Vladimir Putin's time in Dresden, Germany, as a young KGB officer has come under scrutiny in a book claiming there is reason to believe he was in alleged close contact with an anti-West "far-left terrorist" cell.
In excerpts of the book "Putin's People: How the KGB Took Back Russia and Then Took On the West" by Catherine Belton, and posted by Politico, Putin's work in the 1980s was far from uneventful as he has claimed.
"When Putin became president of Russia, the legendary chief of the Stasi's foreign intelligence arm Markus Wolf and Putin's former KGB colleagues took care to stress that he had been a nobody when he served in Dresden," Belton wrote.
Stasi was the East German secret police, which worked with the KGB on intelligence operations.
But conversations with Stasi and KGB colleagues suggest Putin's years in Dresden might have been invaluable training in his work sowing chaos in Western politics, Belton wrote.
"[O]ne firsthand account also suggests the downplaying of Putin's activities in Dresden was also cover for another mission — one beyond the edge of the law," she wrote.
"According to a former member of the Red Army Faction, the far-left terrorist group in West Germany, who claimed to have met him in Dresden, Putin had worked in support of members of the group, which sowed terror across West Germany in the seventies and eighties," she wrote.
"[S]upport for international terrorism became one of the most important services the Stasi rendered to the KGB," Belton wrote, citing a a paper by a former Soviet analyst at the CIA.
According to Belton, after the fall of the Wall, the West German authorities believed the Stasi had provided only refuge and false identities to Red Army Faction members. But as prosecutors continued to investigate the Stasi's role, they found evidence of a much deeper collaboration. Yet, she wrote, "there was no political will to root out the evils of GDR's past and bring the Stasi men to trial."

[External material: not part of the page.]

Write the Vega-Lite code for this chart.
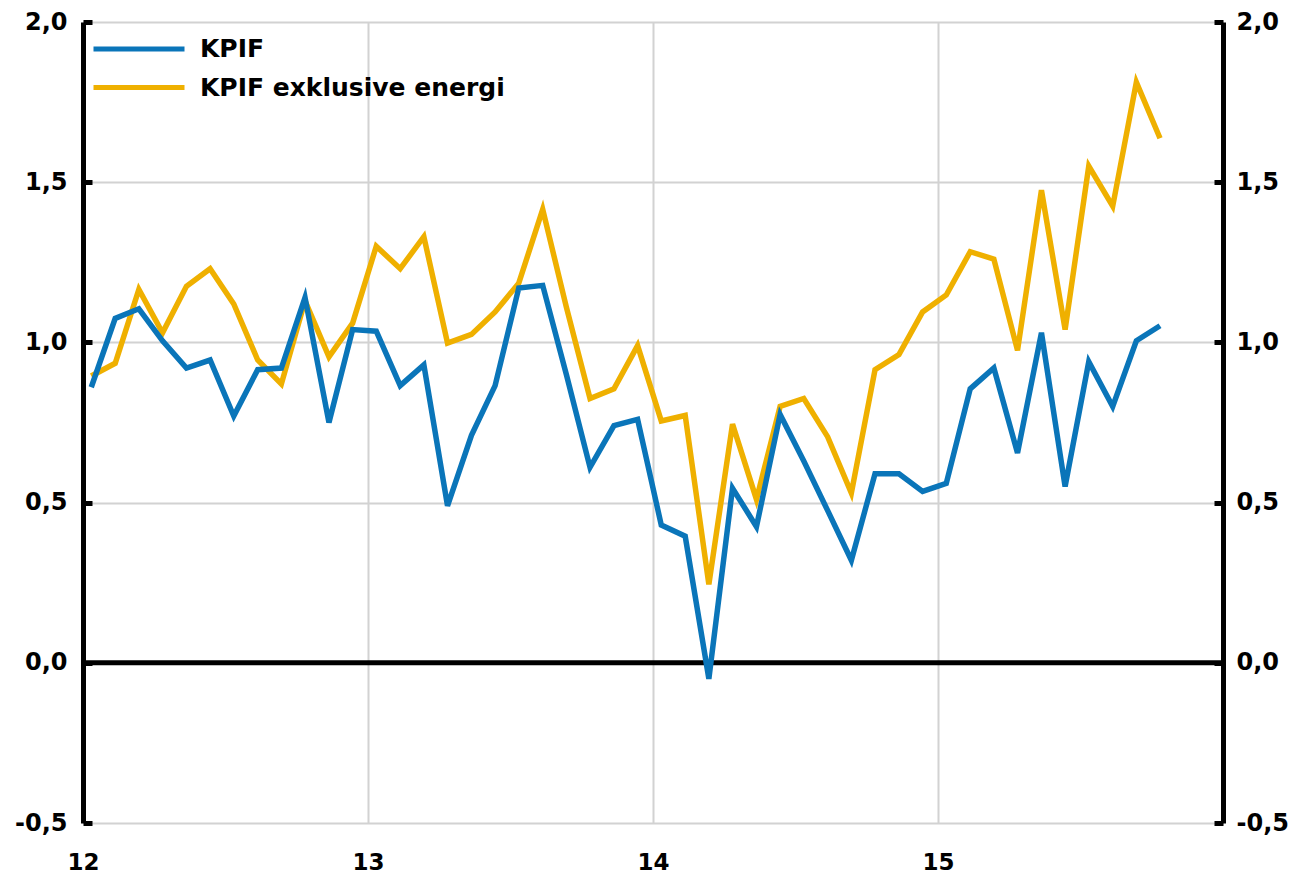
{
  "$schema": "https://vega.github.io/schema/vega-lite/v6.json",
  "width": 1140,
  "height": 801,
  "autosize": {"type": "none"},
  "padding": {"left": 83, "top": 22, "right": 72, "bottom": 53},
  "background": "white",
  "config": {
    "view": {"stroke": null},
    "axis": {
      "labelFont": "DejaVu Sans",
      "labelFontWeight": "bold",
      "labelFontSize": 24,
      "labelColor": "black",
      "labelFlush": false,
      "gridColor": "#d2d2d2",
      "gridWidth": 2,
      "title": null
    },
    "legend": {
      "labelFont": "DejaVu Sans",
      "labelFontWeight": "bold",
      "labelFontSize": 25,
      "labelColor": "black",
      "labelLimit": 0,
      "padding": 0
    }
  },
  "datasets": {
    "series": [
      {"t": 12.029, "serie": "KPIF", "value": 0.86},
      {"t": 12.113, "serie": "KPIF", "value": 1.075},
      {"t": 12.196, "serie": "KPIF", "value": 1.105},
      {"t": 12.279, "serie": "KPIF", "value": 1.005},
      {"t": 12.363, "serie": "KPIF", "value": 0.92},
      {"t": 12.446, "serie": "KPIF", "value": 0.945},
      {"t": 12.529, "serie": "KPIF", "value": 0.77},
      {"t": 12.613, "serie": "KPIF", "value": 0.915},
      {"t": 12.696, "serie": "KPIF", "value": 0.92},
      {"t": 12.779, "serie": "KPIF", "value": 1.14},
      {"t": 12.863, "serie": "KPIF", "value": 0.75},
      {"t": 12.946, "serie": "KPIF", "value": 1.04},
      {"t": 13.029, "serie": "KPIF", "value": 1.035},
      {"t": 13.113, "serie": "KPIF", "value": 0.865},
      {"t": 13.196, "serie": "KPIF", "value": 0.93},
      {"t": 13.279, "serie": "KPIF", "value": 0.49},
      {"t": 13.363, "serie": "KPIF", "value": 0.71},
      {"t": 13.446, "serie": "KPIF", "value": 0.865},
      {"t": 13.529, "serie": "KPIF", "value": 1.17},
      {"t": 13.613, "serie": "KPIF", "value": 1.178},
      {"t": 13.696, "serie": "KPIF", "value": 0.9},
      {"t": 13.779, "serie": "KPIF", "value": 0.61},
      {"t": 13.863, "serie": "KPIF", "value": 0.74},
      {"t": 13.946, "serie": "KPIF", "value": 0.76},
      {"t": 14.029, "serie": "KPIF", "value": 0.43},
      {"t": 14.113, "serie": "KPIF", "value": 0.395},
      {"t": 14.196, "serie": "KPIF", "value": -0.05},
      {"t": 14.279, "serie": "KPIF", "value": 0.545},
      {"t": 14.363, "serie": "KPIF", "value": 0.425},
      {"t": 14.446, "serie": "KPIF", "value": 0.775},
      {"t": 14.529, "serie": "KPIF", "value": 0.63},
      {"t": 14.613, "serie": "KPIF", "value": 0.475},
      {"t": 14.696, "serie": "KPIF", "value": 0.32},
      {"t": 14.779, "serie": "KPIF", "value": 0.59},
      {"t": 14.863, "serie": "KPIF", "value": 0.59},
      {"t": 14.946, "serie": "KPIF", "value": 0.535},
      {"t": 15.029, "serie": "KPIF", "value": 0.56},
      {"t": 15.113, "serie": "KPIF", "value": 0.855},
      {"t": 15.196, "serie": "KPIF", "value": 0.92},
      {"t": 15.279, "serie": "KPIF", "value": 0.655},
      {"t": 15.363, "serie": "KPIF", "value": 1.03},
      {"t": 15.446, "serie": "KPIF", "value": 0.55},
      {"t": 15.529, "serie": "KPIF", "value": 0.94},
      {"t": 15.613, "serie": "KPIF", "value": 0.8},
      {"t": 15.696, "serie": "KPIF", "value": 1.005},
      {"t": 15.779, "serie": "KPIF", "value": 1.052},
      {"t": 12.029, "serie": "KPIF exklusive energi", "value": 0.895},
      {"t": 12.113, "serie": "KPIF exklusive energi", "value": 0.935},
      {"t": 12.196, "serie": "KPIF exklusive energi", "value": 1.165},
      {"t": 12.279, "serie": "KPIF exklusive energi", "value": 1.03},
      {"t": 12.363, "serie": "KPIF exklusive energi", "value": 1.175},
      {"t": 12.446, "serie": "KPIF exklusive energi", "value": 1.23},
      {"t": 12.529, "serie": "KPIF exklusive energi", "value": 1.12},
      {"t": 12.613, "serie": "KPIF exklusive energi", "value": 0.945},
      {"t": 12.696, "serie": "KPIF exklusive energi", "value": 0.87},
      {"t": 12.779, "serie": "KPIF exklusive energi", "value": 1.13},
      {"t": 12.863, "serie": "KPIF exklusive energi", "value": 0.955},
      {"t": 12.946, "serie": "KPIF exklusive energi", "value": 1.06},
      {"t": 13.029, "serie": "KPIF exklusive energi", "value": 1.3},
      {"t": 13.113, "serie": "KPIF exklusive energi", "value": 1.23},
      {"t": 13.196, "serie": "KPIF exklusive energi", "value": 1.33},
      {"t": 13.279, "serie": "KPIF exklusive energi", "value": 0.998},
      {"t": 13.363, "serie": "KPIF exklusive energi", "value": 1.025},
      {"t": 13.446, "serie": "KPIF exklusive energi", "value": 1.095},
      {"t": 13.529, "serie": "KPIF exklusive energi", "value": 1.185},
      {"t": 13.613, "serie": "KPIF exklusive energi", "value": 1.415},
      {"t": 13.696, "serie": "KPIF exklusive energi", "value": 1.11},
      {"t": 13.779, "serie": "KPIF exklusive energi", "value": 0.825},
      {"t": 13.863, "serie": "KPIF exklusive energi", "value": 0.855},
      {"t": 13.946, "serie": "KPIF exklusive energi", "value": 0.99},
      {"t": 14.029, "serie": "KPIF exklusive energi", "value": 0.755},
      {"t": 14.113, "serie": "KPIF exklusive energi", "value": 0.772},
      {"t": 14.196, "serie": "KPIF exklusive energi", "value": 0.245},
      {"t": 14.279, "serie": "KPIF exklusive energi", "value": 0.745},
      {"t": 14.363, "serie": "KPIF exklusive energi", "value": 0.51},
      {"t": 14.446, "serie": "KPIF exklusive energi", "value": 0.8},
      {"t": 14.529, "serie": "KPIF exklusive energi", "value": 0.825},
      {"t": 14.613, "serie": "KPIF exklusive energi", "value": 0.705},
      {"t": 14.696, "serie": "KPIF exklusive energi", "value": 0.53},
      {"t": 14.779, "serie": "KPIF exklusive energi", "value": 0.915},
      {"t": 14.863, "serie": "KPIF exklusive energi", "value": 0.962},
      {"t": 14.946, "serie": "KPIF exklusive energi", "value": 1.095},
      {"t": 15.029, "serie": "KPIF exklusive energi", "value": 1.148},
      {"t": 15.113, "serie": "KPIF exklusive energi", "value": 1.283},
      {"t": 15.196, "serie": "KPIF exklusive energi", "value": 1.26},
      {"t": 15.279, "serie": "KPIF exklusive energi", "value": 0.975},
      {"t": 15.363, "serie": "KPIF exklusive energi", "value": 1.475},
      {"t": 15.446, "serie": "KPIF exklusive energi", "value": 1.04},
      {"t": 15.529, "serie": "KPIF exklusive energi", "value": 1.55},
      {"t": 15.613, "serie": "KPIF exklusive energi", "value": 1.425},
      {"t": 15.696, "serie": "KPIF exklusive energi", "value": 1.812},
      {"t": 15.779, "serie": "KPIF exklusive energi", "value": 1.637}
    ]
  },
  "layer": [
    {
      "data": {"values": [{"v": 0}]},
      "mark": {"type": "rule", "color": "black", "strokeWidth": 5},
      "encoding": {
        "y": {
          "field": "v",
          "type": "quantitative",
          "scale": {"domain": [-0.5, 2], "nice": false, "zero": false},
          "axis": {
            "orient": "left",
            "values": [-0.5, 0, 0.5, 1, 1.5, 2],
            "labelExpr": "(datum.value < 0 ? '-' : '') + replace(format(abs(datum.value), '.1f'), '.', ',')",
            "grid": true,
            "domainColor": "black",
            "domainWidth": 5,
            "tickColor": "black",
            "tickWidth": 5,
            "tickSize": -9,
            "labelPadding": 25
          }
        }
      }
    },
    {
      "data": {"name": "series"},
      "transform": [{"filter": "datum.serie == 'KPIF exklusive energi'"}],
      "mark": {"type": "line", "strokeWidth": 5.5, "strokeJoin": "miter"},
      "encoding": {
        "x": {
          "field": "t",
          "type": "quantitative",
          "scale": {"domain": [12, 16], "nice": false, "zero": false},
          "axis": {
            "orient": "bottom",
            "values": [12, 13, 14, 15],
            "format": "d",
            "grid": true,
            "domain": false,
            "ticks": false,
            "labelFontSize": 23,
            "labelPadding": 28
          }
        },
        "y": {
          "field": "value",
          "type": "quantitative",
          "axis": {
            "orient": "right",
            "values": [-0.5, 0, 0.5, 1, 1.5, 2],
            "labelExpr": "(datum.value < 0 ? '-' : '') + replace(format(abs(datum.value), '.1f'), '.', ',')",
            "grid": false,
            "domainColor": "black",
            "domainWidth": 5,
            "tickColor": "black",
            "tickWidth": 5,
            "tickSize": -9,
            "labelPadding": 22
          }
        },
        "color": {
          "field": "serie",
          "type": "nominal",
          "scale": {"domain": ["KPIF", "KPIF exklusive energi"], "range": ["#0a75b9", "#efb000"]},
          "legend": {
            "title": null,
            "orient": "none",
            "legendX": 8,
            "legendY": 14,
            "symbolType": "stroke",
            "symbolSize": 8281,
            "symbolStrokeWidth": 5,
            "clipHeight": 26,
            "rowPadding": 12.5,
            "labelOffset": 13
          }
        }
      }
    },
    {
      "data": {"name": "series"},
      "transform": [{"filter": "datum.serie == 'KPIF'"}],
      "mark": {"type": "line", "strokeWidth": 5.5, "strokeJoin": "miter"},
      "encoding": {
        "x": {"field": "t", "type": "quantitative"},
        "y": {"field": "value", "type": "quantitative", "axis": null},
        "color": {
          "field": "serie",
          "type": "nominal",
          "legend": {
            "title": null,
            "orient": "none",
            "legendX": 8,
            "legendY": 14,
            "symbolType": "stroke",
            "symbolSize": 8281,
            "symbolStrokeWidth": 5,
            "clipHeight": 26,
            "rowPadding": 12.5,
            "labelOffset": 13
          }
        }
      }
    }
  ],
  "resolve": {"axis": {"y": "independent"}}
}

Belton wrote one former Red Army Faction member said in the years Putin served in East Germany, Dresden became a meeting place for the group "about half a dozen times."
"Far from taking the backseat role often ascribed to him during his Dresden years, Putin would be among the leaders in these meetings, the former Red Army member claimed, with one of the Stasi generals taking orders from him," Belton wrote.
"As the Red Army Faction sowed chaos across West Germany in a series of vicious bomb attacks, their activities became a key part of KGB attempts to disrupt and destabilize the West, the former member of the terror group claimed."
Belton wrote the former Red Army Faction member’s story "is near-impossible to verify" since former comrades are either in prison or dead. Others allegedly involved in the meetings back then have disappeared.
A close Putin ally from the KGB vigorously denied the claim of a connection between the KGB and the Red Army Faction, or any other European terrorist group, Belton wrote.